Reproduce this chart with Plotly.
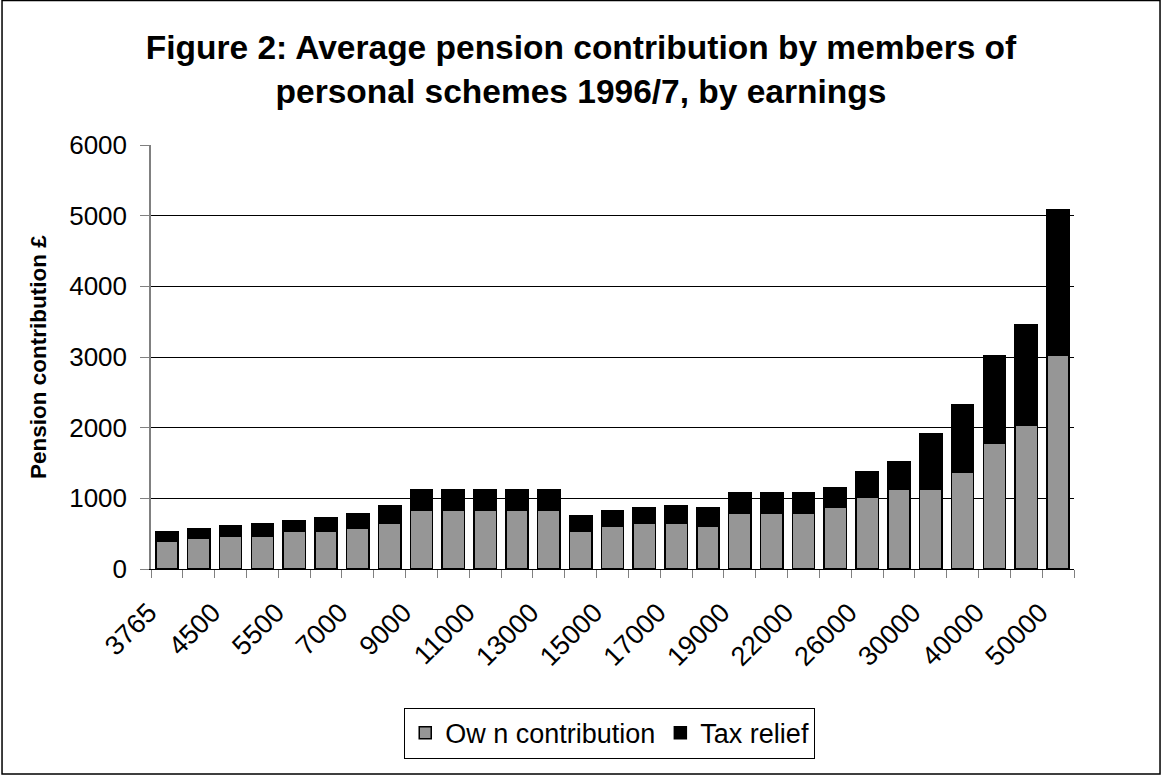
import plotly.graph_objects as go

categories = ["3765", "4000", "4500", "5000", "5500", "6000", "7000", "8000", "9000", "10000",
              "11000", "12000", "13000", "14000", "15000", "16000", "17000", "18000", "19000", "20000",
              "22000", "24000", "26000", "28000", "30000", "35000", "40000", "45000", "50000"]
own_contribution = [390, 435, 470, 470, 540, 540, 575, 650, 830, 830,
                    830, 830, 830, 540, 610, 650, 650, 610, 790, 790,
                    790, 870, 1010, 1125, 1125, 1375, 1780, 2035, 3020]
tax_relief = [140, 140, 140, 175, 140, 180, 210, 245, 290, 290,
              290, 290, 290, 210, 215, 215, 245, 255, 290, 290,
              290, 280, 365, 390, 795, 945, 1240, 1420, 2070]
y_ticks = [0, 1000, 2000, 3000, 4000, 5000, 6000]

positions = list(range(len(categories)))
label_positions = positions[::2]
label_text = categories[::2]

FONT = "Liberation Sans, Arial, sans-serif"

fig = go.Figure()
fig.add_trace(go.Bar(x=positions, y=own_contribution, name="Ow n contribution",
                     marker=dict(color="#969696", line=dict(color="black", width=1.5)),
                     customdata=categories))
fig.add_trace(go.Bar(x=positions, y=tax_relief, name="Tax relief",
                     marker=dict(color="black", line=dict(color="black", width=1.5)),
                     customdata=categories))

fig.update_layout(
    barmode="stack",
    bargap=0.3,
    width=1162, height=775,
    margin=dict(l=151, r=88, t=145, b=206),
    paper_bgcolor="white", plot_bgcolor="white",
    font=dict(family=FONT, color="black"),
    title=dict(text="<b>Figure 2: Average pension contribution by members of<br>personal schemes 1996/7, by earnings</b>",
               x=0.5, xref="container", xanchor="center",
               y=1 - 59 / 775, yref="container", yanchor="top",
               font=dict(size=33.5, family=FONT, color="black")),
    xaxis=dict(range=[-0.5, len(categories) - 0.5], tickmode="array",
               tickvals=label_positions, ticktext=label_text, tickangle=-45,
               ticks="", showgrid=False, zeroline=False,
               showline=True, linecolor="black", linewidth=1,
               ticklabelstandoff=16, ticklabelshift=-18,
               tickfont=dict(size=27, family=FONT, color="black"),
               minor=dict(tickmode="linear", tick0=-0.5, dtick=1, ticks="outside",
                          ticklen=8, tickcolor="#808080", tickwidth=1, showgrid=False)),
    yaxis=dict(range=[0, 6000], tickmode="array", tickvals=y_ticks,
               ticks="outside", ticklen=9, tickcolor="#808080", tickwidth=1,
               showgrid=True, gridcolor="black", gridwidth=1,
               zeroline=False, showline=True, linecolor="#808080", linewidth=1.5,
               ticklabelstandoff=8,
               tickfont=dict(size=26, family=FONT, color="black")),
    legend=dict(orientation="h", x=0.497, xanchor="center", y=-0.327, yanchor="top",
                bordercolor="black", borderwidth=1, bgcolor="white",
                font=dict(size=27, family=FONT, color="black"),
                itemclick=False, traceorder="normal"),
    showlegend=True,
)

fig.add_annotation(text="<b>Pension contribution £</b>", textangle=-90,
                   xref="paper", yref="paper", x=(38 - 151) / 923, y=0.5,
                   xanchor="center", yanchor="middle",
                   showarrow=False, font=dict(size=22.5, family=FONT, color="black"))

# outer chart border
fig.add_shape(type="rect", xref="paper", yref="paper",
              x0=-0.1614, x1=1.0932, y0=-0.4834, y1=1.341,
              line=dict(color="black", width=1.5), fillcolor="rgba(0,0,0,0)", layer="above")

fig.write_html("out.html", config={"displayModeBar": False},
               post_script="document.body.style.margin='0px';")
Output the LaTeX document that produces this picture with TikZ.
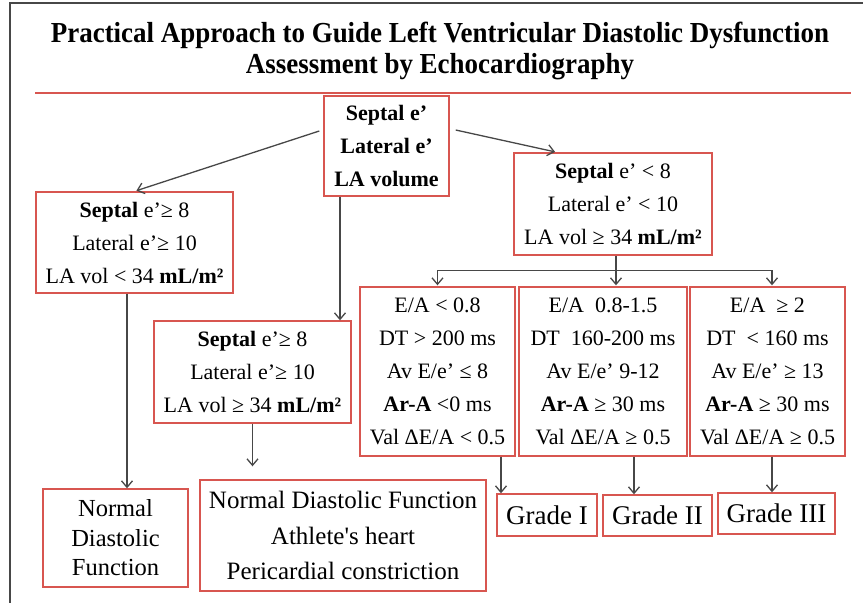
++++++
> _GIVEN PROBLEM_:
Without the pictures, print the records in full, exactly as they appear.

> _TASK RESPONSE_:
Reproduce this chart with Plotly.
import plotly.graph_objects as go

categories = ["3765", "4000", "4500", "5000", "5500", "6000", "7000", "8000", "9000", "10000",
              "11000", "12000", "13000", "14000", "15000", "16000", "17000", "18000", "19000", "20000",
              "22000", "24000", "26000", "28000", "30000", "35000", "40000", "45000", "50000"]
own_contribution = [390, 435, 470, 470, 540, 540, 575, 650, 830, 830,
                    830, 830, 830, 540, 610, 650, 650, 610, 790, 790,
                    790, 870, 1010, 1125, 1125, 1375, 1780, 2035, 3020]
tax_relief = [140, 140, 140, 175, 140, 180, 210, 245, 290, 290,
              290, 290, 290, 210, 215, 215, 245, 255, 290, 290,
              290, 280, 365, 390, 795, 945, 1240, 1420, 2070]
y_ticks = [0, 1000, 2000, 3000, 4000, 5000, 6000]

positions = list(range(len(categories)))
label_positions = positions[::2]
label_text = categories[::2]

FONT = "Liberation Sans, Arial, sans-serif"

fig = go.Figure()
fig.add_trace(go.Bar(x=positions, y=own_contribution, name="Ow n contribution",
                     marker=dict(color="#969696", line=dict(color="black", width=1.5)),
                     customdata=categories))
fig.add_trace(go.Bar(x=positions, y=tax_relief, name="Tax relief",
                     marker=dict(color="black", line=dict(color="black", width=1.5)),
                     customdata=categories))

fig.update_layout(
    barmode="stack",
    bargap=0.3,
    width=1162, height=775,
    margin=dict(l=151, r=88, t=145, b=206),
    paper_bgcolor="white", plot_bgcolor="white",
    font=dict(family=FONT, color="black"),
    title=dict(text="<b>Figure 2: Average pension contribution by members of<br>personal schemes 1996/7, by earnings</b>",
               x=0.5, xref="container", xanchor="center",
               y=1 - 59 / 775, yref="container", yanchor="top",
               font=dict(size=33.5, family=FONT, color="black")),
    xaxis=dict(range=[-0.5, len(categories) - 0.5], tickmode="array",
               tickvals=label_positions, ticktext=label_text, tickangle=-45,
               ticks="", showgrid=False, zeroline=False,
               showline=True, linecolor="black", linewidth=1,
               ticklabelstandoff=16, ticklabelshift=-18,
               tickfont=dict(size=27, family=FONT, color="black"),
               minor=dict(tickmode="linear", tick0=-0.5, dtick=1, ticks="outside",
                          ticklen=8, tickcolor="#808080", tickwidth=1, showgrid=False)),
    yaxis=dict(range=[0, 6000], tickmode="array", tickvals=y_ticks,
               ticks="outside", ticklen=9, tickcolor="#808080", tickwidth=1,
               showgrid=True, gridcolor="black", gridwidth=1,
               zeroline=False, showline=True, linecolor="#808080", linewidth=1.5,
               ticklabelstandoff=8,
               tickfont=dict(size=26, family=FONT, color="black")),
    legend=dict(orientation="h", x=0.497, xanchor="center", y=-0.327, yanchor="top",
                bordercolor="black", borderwidth=1, bgcolor="white",
                font=dict(size=27, family=FONT, color="black"),
                itemclick=False, traceorder="normal"),
    showlegend=True,
)

fig.add_annotation(text="<b>Pension contribution £</b>", textangle=-90,
                   xref="paper", yref="paper", x=(38 - 151) / 923, y=0.5,
                   xanchor="center", yanchor="middle",
                   showarrow=False, font=dict(size=22.5, family=FONT, color="black"))

# outer chart border
fig.add_shape(type="rect", xref="paper", yref="paper",
              x0=-0.1614, x1=1.0932, y0=-0.4834, y1=1.341,
              line=dict(color="black", width=1.5), fillcolor="rgba(0,0,0,0)", layer="above")

fig.write_html("out.html", config={"displayModeBar": False},
               post_script="document.body.style.margin='0px';")
Output the LaTeX document that produces this picture with TikZ.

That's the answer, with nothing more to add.